We have the following Newton iteration for a certain function we need to identify:
$$x_{n+1}=2x_n-x_n^2y$$
Here is what I've done so far:
Implementing Newton's method recurrence...
$$x_{n+1}=x_n-{{f(x)} \over {f^{'}(x)}}$$
so we have from 1 and 2
$$x_n-{{f(x)} \over {f^{'}(x)}}=2x_n-x_n^2y$$
$$-{{f(x)} \over {f^{'}(x)}}=x_n-x_n^2y$$
$${{f(x)} \over {f^{'}(x)}}=x_n^2y-x_n$$
$${{f(x)} \over {f^{'}(x)}}= x_n^2(y - {{1} \over {x_n}})$$
$${{f(x)} \over {f^{'}(x)}}= x_n^2(y - {{1} \over {x_n}})$$
$${{f(x)} \over {f^{'}(x)}}= {{y - {{1} \over {x_n}}} \over {{1} \over {x_n^2}}} $$
so
$$f(x) = y - {{1} \over {x}} $$
I think that there must be a more rigorous and straightforward way of going from $${{f(x)} \over {f^{'}(x)}}=x_n^2y-x_n$$
Am I missing something?
Also in general, what is the purpose of the fixed-point iteration anyway? $$x_{n+1}=2x_n-x_n^2y$$
The formula is a way to implement division without having a division operation on the chip.
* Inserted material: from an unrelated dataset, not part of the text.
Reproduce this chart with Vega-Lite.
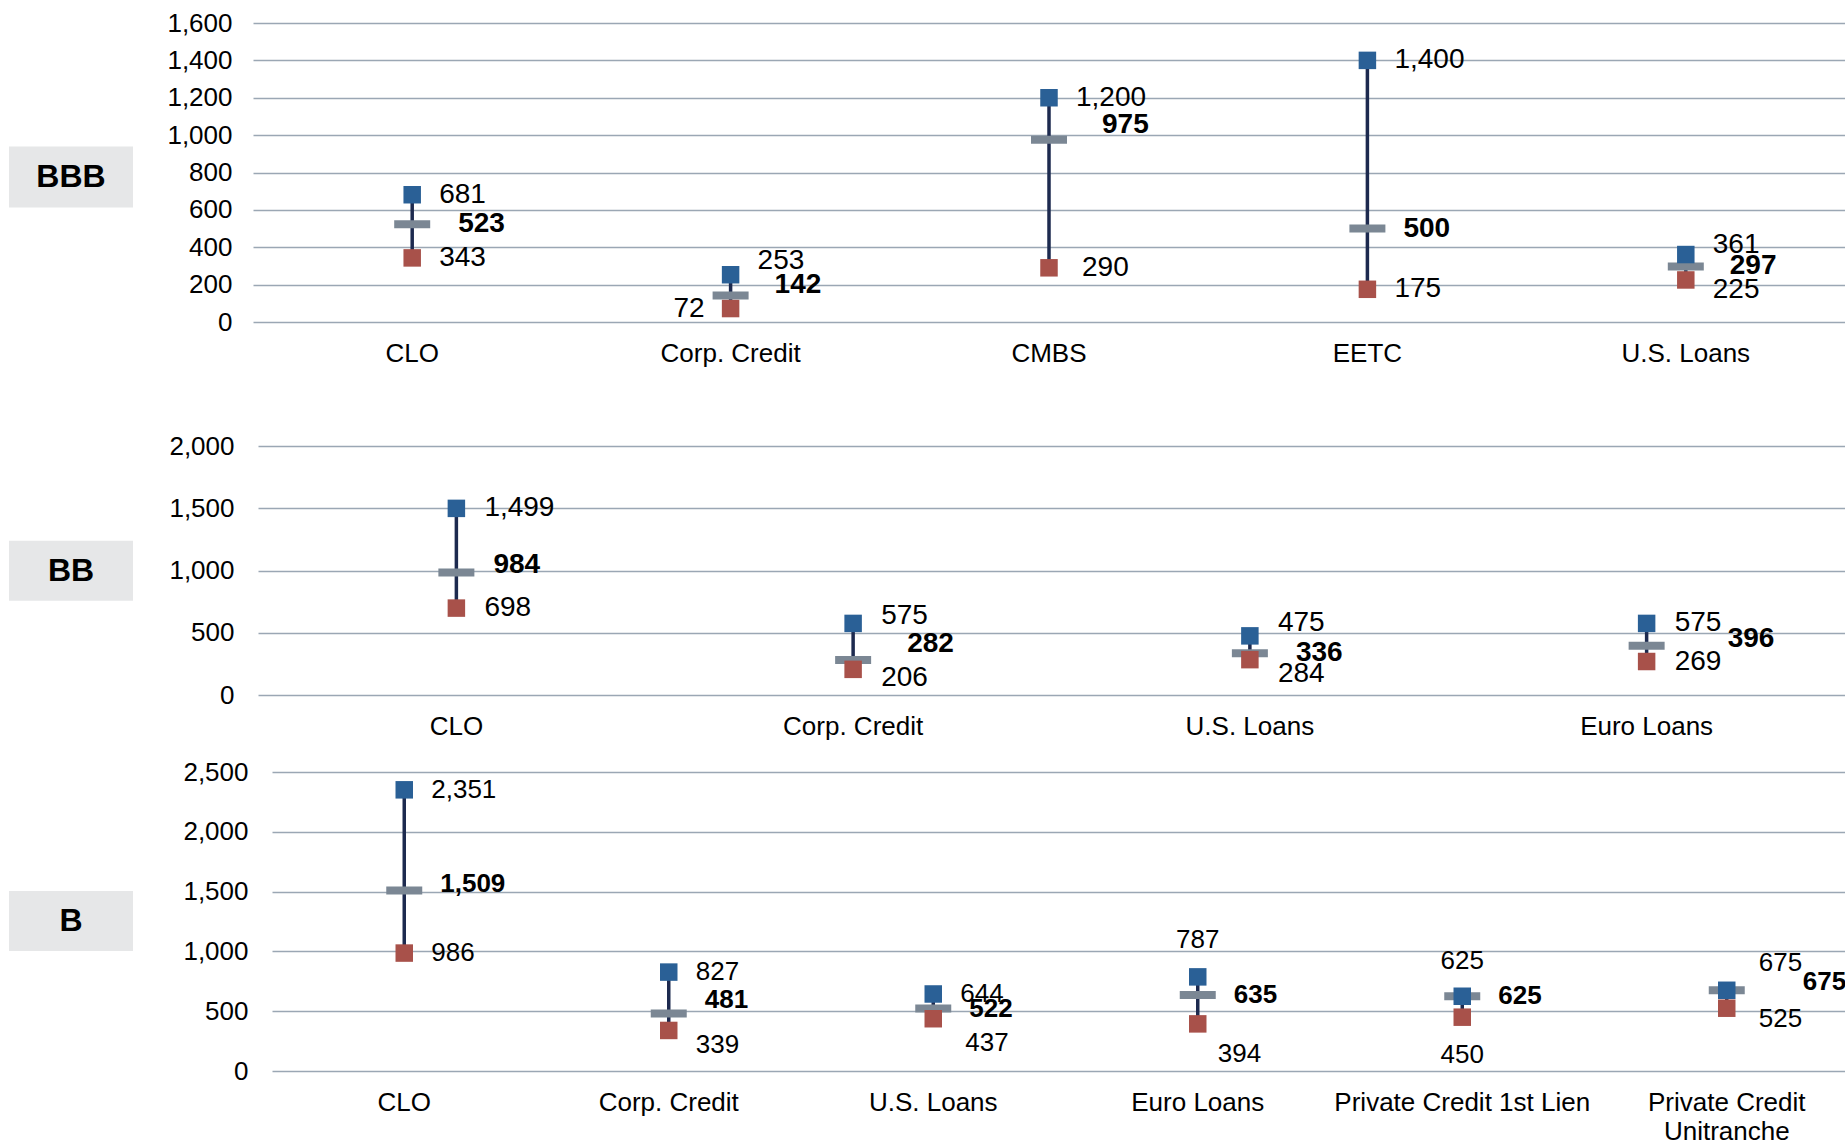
{
  "$schema": "https://vega.github.io/schema/vega-lite/v6.json",
  "padding": {"left": 9, "top": 10, "right": 0, "bottom": 0},
  "background": "white",
  "config": {
    "font": "Liberation Sans",
    "view": {"stroke": null},
    "axis": {"labelFont": "Liberation Sans", "labelColor": "#000000", "domain": false, "ticks": false, "tickSize": 0, "gridColor": "#9ba7b4", "gridWidth": 1.3, "labelFontSize": 26}
  },
  "spacing": 67,
  "vconcat": [
    {
      "bounds": "flush",
      "spacing": 120,
      "hconcat": [
        {
          "width": 124, "height": 299,
          "data": {"values": [{"label": "BBB"}]},
          "layer": [
            {"mark": {"type": "rect", "color": "#e6e7e8"},
             "encoding": {
               "x": {"datum": 0, "type": "quantitative", "scale": {"domain": [0, 1], "nice": false, "zero": false}, "axis": null},
               "x2": {"datum": 1},
               "y": {"datum": 0.383, "type": "quantitative", "scale": {"domain": [0, 1], "nice": false, "zero": false}, "axis": null},
               "y2": {"datum": 0.587}}},
            {"mark": {"type": "text", "fontSize": 32, "fontWeight": "bold", "color": "#000000", "baseline": "middle", "align": "center"},
             "encoding": {
               "x": {"datum": 0.5, "type": "quantitative"},
               "y": {"datum": 0.485, "type": "quantitative"},
               "text": {"field": "label", "type": "nominal"}}}
          ]
        },
        {
          "width": 1592, "height": 299,
          "data": {"values": [
            {"cat": "CLO", "high": 681, "mid": 523, "low": 343},
            {"cat": "Corp. Credit", "high": 253, "mid": 142, "low": 72},
            {"cat": "CMBS", "high": 1200, "mid": 975, "low": 290},
            {"cat": "EETC", "high": 1400, "mid": 500, "low": 175},
            {"cat": "U.S. Loans", "high": 361, "mid": 297, "low": 225}
          ]},
          "encoding": {
            "x": {"field": "cat", "type": "nominal", "sort": null, "title": null,
                  "scale": {"paddingInner": 0, "paddingOuter": 0},
                  "axis": {"labelAngle": 0, "labelPadding": 18, "labelLimit": 400, "labelOverlap": false, "grid": false}}
          },
          "layer": [
            {"mark": {"type": "rule", "color": "#1d2a4f", "strokeWidth": 3.5},
             "encoding": {
               "y": {"field": "low", "type": "quantitative", "title": null,
                     "scale": {"domain": [0, 1600], "nice": false},
                     "axis": {"values": [0, 200, 400, 600, 800, 1000, 1200, 1400, 1600], "format": ",.0f", "labelPadding": 21, "grid": true, "labelOverlap": false}},
               "y2": {"field": "high"}}},
            {"mark": {"type": "tick", "color": "#7b8794", "size": 36, "thickness": 8, "opacity": 1},
             "encoding": {"y": {"field": "mid", "type": "quantitative", "title": null,
                     "axis": {"values": [0, 200, 400, 600, 800, 1000, 1200, 1400, 1600], "format": ",.0f", "labelPadding": 21, "grid": true, "labelOverlap": false}}}},
            {"mark": {"type": "square", "color": "#a8514a", "size": 306, "opacity": 1, "filled": true},
             "encoding": {"y": {"field": "low", "type": "quantitative", "title": null,
                     "axis": {"values": [0, 200, 400, 600, 800, 1000, 1200, 1400, 1600], "format": ",.0f", "labelPadding": 21, "grid": true, "labelOverlap": false}}}},
            {"mark": {"type": "square", "color": "#2a6096", "size": 306, "opacity": 1, "filled": true},
             "encoding": {"y": {"field": "high", "type": "quantitative", "title": null,
                     "axis": {"values": [0, 200, 400, 600, 800, 1000, 1200, 1400, 1600], "format": ",.0f", "labelPadding": 21, "grid": true, "labelOverlap": false}}}},
            {"transform": [{"fold": ["high", "mid", "low"], "as": ["series", "val"]}],
             "mark": {"type": "text", "fontSize": 28, "baseline": "middle", "color": "#000000",
                      "align": {"expr": "datum.series=='low' && datum.cat=='Corp. Credit' ? 'right' : 'left'"},
                      "fontWeight": {"expr": "datum.series=='mid' ? 'bold' : 'normal'"},
                      "dx": {"expr": "datum.series=='mid' ? (datum.cat=='CMBS' ? 53 : datum.cat=='EETC' ? 36 : datum.cat=='CLO' ? 46 : 44) : (datum.series=='low' && datum.cat=='Corp. Credit') ? -26 : (datum.series=='low' && datum.cat=='CMBS') ? 33 : 27"},
                      "dy": {"expr": "datum.cat=='Corp. Credit' ? (datum.series=='high' ? -14 : datum.series=='mid' ? -10 : 0) : datum.cat=='CMBS' ? (datum.series=='mid' ? -15 : 0) : datum.cat=='U.S. Loans' ? (datum.series=='high' ? -10 : datum.series=='low' ? 10 : 0) : 0"}},
             "encoding": {
               "y": {"field": "val", "type": "quantitative", "title": null,
                     "axis": {"values": [0, 200, 400, 600, 800, 1000, 1200, 1400, 1600], "format": ",.0f", "labelPadding": 21, "grid": true, "labelOverlap": false}},
               "text": {"field": "val", "type": "quantitative", "format": ","}}}
          ]
        }
      ]
    },
    {
      "spacing": 20,
      "vconcat": [
        {
          "bounds": "flush",
          "spacing": 125,
          "hconcat": [
            {
              "width": 124, "height": 249,
              "data": {"values": [{"label": "BB"}]},
              "layer": [
                {"mark": {"type": "rect", "color": "#e6e7e8"},
                 "encoding": {
                   "x": {"datum": 0, "type": "quantitative", "scale": {"domain": [0, 1], "nice": false, "zero": false}, "axis": null},
                   "x2": {"datum": 1},
                   "y": {"datum": 0.3785, "type": "quantitative", "scale": {"domain": [0, 1], "nice": false, "zero": false}, "axis": null},
                   "y2": {"datum": 0.619}}},
                {"mark": {"type": "text", "fontSize": 32, "fontWeight": "bold", "color": "#000000", "baseline": "middle", "align": "center"},
                 "encoding": {
                   "x": {"datum": 0.5, "type": "quantitative"},
                   "y": {"datum": 0.499, "type": "quantitative"},
                   "text": {"field": "label", "type": "nominal"}}}
              ]
            },
            {
              "width": 1587, "height": 249,
              "data": {"values": [
                {"cat": "CLO", "high": 1499, "mid": 984, "low": 698},
                {"cat": "Corp. Credit", "high": 575, "mid": 282, "low": 206},
                {"cat": "U.S. Loans", "high": 475, "mid": 336, "low": 284},
                {"cat": "Euro Loans", "high": 575, "mid": 396, "low": 269}
              ]},
              "encoding": {
                "x": {"field": "cat", "type": "nominal", "sort": null, "title": null,
                      "scale": {"paddingInner": 0, "paddingOuter": 0},
                      "axis": {"labelAngle": 0, "labelPadding": 18, "labelLimit": 400, "labelOverlap": false, "grid": false}}
              },
              "layer": [
                {"mark": {"type": "rule", "color": "#1d2a4f", "strokeWidth": 3.5},
                 "encoding": {
                   "y": {"field": "low", "type": "quantitative", "title": null,
                         "scale": {"domain": [0, 2000], "nice": false},
                         "axis": {"values": [0, 500, 1000, 1500, 2000], "format": ",.0f", "labelPadding": 24, "grid": true, "labelOverlap": false}},
                   "y2": {"field": "high"}}},
                {"mark": {"type": "tick", "color": "#7b8794", "size": 36, "thickness": 8, "opacity": 1},
                 "encoding": {"y": {"field": "mid", "type": "quantitative", "title": null,
                         "axis": {"values": [0, 500, 1000, 1500, 2000], "format": ",.0f", "labelPadding": 24, "grid": true, "labelOverlap": false}}}},
                {"mark": {"type": "square", "color": "#a8514a", "size": 306, "opacity": 1, "filled": true},
                 "encoding": {"y": {"field": "low", "type": "quantitative", "title": null,
                         "axis": {"values": [0, 500, 1000, 1500, 2000], "format": ",.0f", "labelPadding": 24, "grid": true, "labelOverlap": false}}}},
                {"mark": {"type": "square", "color": "#2a6096", "size": 306, "opacity": 1, "filled": true},
                 "encoding": {"y": {"field": "high", "type": "quantitative", "title": null,
                         "axis": {"values": [0, 500, 1000, 1500, 2000], "format": ",.0f", "labelPadding": 24, "grid": true, "labelOverlap": false}}}},
                {"transform": [{"fold": ["high", "mid", "low"], "as": ["series", "val"]}],
                 "mark": {"type": "text", "fontSize": 28, "baseline": "middle", "align": "left", "color": "#000000",
                          "fontWeight": {"expr": "datum.series=='mid' ? 'bold' : 'normal'"},
                          "dx": {"expr": "datum.series=='mid' ? (datum.cat=='CLO' ? 37 : datum.cat=='Corp. Credit' ? 54 : datum.cat=='U.S. Loans' ? 46 : 81) : 28"},
                          "dy": {"expr": "datum.cat=='CLO' ? (datum.series=='mid' ? -7 : 0) : datum.cat=='Corp. Credit' ? (datum.series=='high' ? -7 : datum.series=='mid' ? -16 : 9) : datum.cat=='U.S. Loans' ? (datum.series=='high' ? -13 : datum.series=='mid' ? 0 : 14) : (datum.series=='mid' ? -7 : 0)"}},
                 "encoding": {
                   "y": {"field": "val", "type": "quantitative", "title": null,
                         "axis": {"values": [0, 500, 1000, 1500, 2000], "format": ",.0f", "labelPadding": 24, "grid": true, "labelOverlap": false}},
                   "text": {"field": "val", "type": "quantitative", "format": ","}}}
              ]
            }
          ]
        },
        {
          "bounds": "flush",
          "spacing": 139,
          "hconcat": [
            {
              "width": 124, "height": 299,
              "data": {"values": [{"label": "B"}]},
              "layer": [
                {"mark": {"type": "rect", "color": "#e6e7e8"},
                 "encoding": {
                   "x": {"datum": 0, "type": "quantitative", "scale": {"domain": [0, 1], "nice": false, "zero": false}, "axis": null},
                   "x2": {"datum": 1},
                   "y": {"datum": 0.401, "type": "quantitative", "scale": {"domain": [0, 1], "nice": false, "zero": false}, "axis": null},
                   "y2": {"datum": 0.602}}},
                {"mark": {"type": "text", "fontSize": 32, "fontWeight": "bold", "color": "#000000", "baseline": "middle", "align": "center"},
                 "encoding": {
                   "x": {"datum": 0.5, "type": "quantitative"},
                   "y": {"datum": 0.5015, "type": "quantitative"},
                   "text": {"field": "label", "type": "nominal"}}}
              ]
            },
            {
              "width": 1587, "height": 299,
              "data": {"values": [
                {"cat": "CLO", "high": 2351, "mid": 1509, "low": 986},
                {"cat": "Corp. Credit", "high": 827, "mid": 481, "low": 339},
                {"cat": "U.S. Loans", "high": 644, "mid": 522, "low": 437},
                {"cat": "Euro Loans", "high": 787, "mid": 635, "low": 394},
                {"cat": "Private Credit 1st Lien", "high": 625, "mid": 625, "low": 450},
                {"cat": "Private Credit Unitranche", "high": 675, "mid": 675, "low": 525}
              ]},
              "encoding": {
                "x": {"field": "cat", "type": "nominal", "sort": null, "title": null,
                      "scale": {"paddingInner": 0, "paddingOuter": 0},
                      "axis": {"labelAngle": 0, "labelPadding": 18, "labelLimit": 400, "labelOverlap": false, "grid": false, "labelLineHeight": 29,
                               "labelExpr": "datum.value == 'Private Credit Unitranche' ? ['Private Credit', 'Unitranche'] : datum.value"}}
              },
              "layer": [
                {"mark": {"type": "rule", "color": "#1d2a4f", "strokeWidth": 3.5},
                 "encoding": {
                   "y": {"field": "low", "type": "quantitative", "title": null,
                         "scale": {"domain": [0, 2500], "nice": false},
                         "axis": {"values": [0, 500, 1000, 1500, 2000, 2500], "format": ",.0f", "labelPadding": 24, "grid": true, "labelOverlap": false}},
                   "y2": {"field": "high"}}},
                {"mark": {"type": "tick", "color": "#7b8794", "size": 36, "thickness": 8, "opacity": 1},
                 "encoding": {"y": {"field": "mid", "type": "quantitative", "title": null,
                         "axis": {"values": [0, 500, 1000, 1500, 2000, 2500], "format": ",.0f", "labelPadding": 24, "grid": true, "labelOverlap": false}}}},
                {"mark": {"type": "square", "color": "#a8514a", "size": 306, "opacity": 1, "filled": true},
                 "encoding": {"y": {"field": "low", "type": "quantitative", "title": null,
                         "axis": {"values": [0, 500, 1000, 1500, 2000, 2500], "format": ",.0f", "labelPadding": 24, "grid": true, "labelOverlap": false}}}},
                {"mark": {"type": "square", "color": "#2a6096", "size": 306, "opacity": 1, "filled": true},
                 "encoding": {"y": {"field": "high", "type": "quantitative", "title": null,
                         "axis": {"values": [0, 500, 1000, 1500, 2000, 2500], "format": ",.0f", "labelPadding": 24, "grid": true, "labelOverlap": false}}}},
                {"transform": [{"fold": ["high", "mid", "low"], "as": ["series", "val"]}],
                 "mark": {"type": "text", "fontSize": 26, "baseline": "middle", "color": "#000000",
                          "fontWeight": {"expr": "datum.series=='mid' ? 'bold' : 'normal'"},
                          "align": {"expr": "(datum.cat=='Private Credit 1st Lien' && datum.series!='mid') || (datum.cat=='Euro Loans' && datum.series=='high') ? 'center' : 'left'"},
                          "dx": {"expr": "datum.series=='mid' ? (datum.cat=='Private Credit Unitranche' ? 76 : 36) : (datum.cat=='Private Credit 1st Lien' || (datum.cat=='Euro Loans' && datum.series=='high')) ? 0 : datum.cat=='Euro Loans' ? 20 : (datum.cat=='Private Credit Unitranche' || (datum.cat=='U.S. Loans' && datum.series=='low')) ? 32 : 27"},
                          "dy": {"expr": "datum.cat=='CLO' ? (datum.series=='mid' ? -7 : 0) : datum.cat=='Corp. Credit' ? (datum.series=='mid' ? -13 : datum.series=='low' ? 15 : 0) : datum.cat=='U.S. Loans' ? (datum.series=='low' ? 24 : 0) : datum.cat=='Euro Loans' ? (datum.series=='high' ? -37 : datum.series=='low' ? 30 : 0) : datum.cat=='Private Credit 1st Lien' ? (datum.series=='high' ? -35 : datum.series=='low' ? 38 : 0) : (datum.series=='high' ? -27 : datum.series=='mid' ? -8 : 11)"}},
                 "encoding": {
                   "y": {"field": "val", "type": "quantitative", "title": null,
                         "axis": {"values": [0, 500, 1000, 1500, 2000, 2500], "format": ",.0f", "labelPadding": 24, "grid": true, "labelOverlap": false}},
                   "text": {"field": "val", "type": "quantitative", "format": ","}}}
              ]
            }
          ]
        }
      ]
    }
  ]
}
With some good initial guess a good enough result can be achieved before the 5th iteration.
It is more common to use this iteration to refine an inverse matrix.
You could also directly recognize the square in the equation and complete it. Then $$ 1-yx_{n+1}=(1-yx_n)^2 $$ which directly highlights the quadratic convergence to $\frac1y$.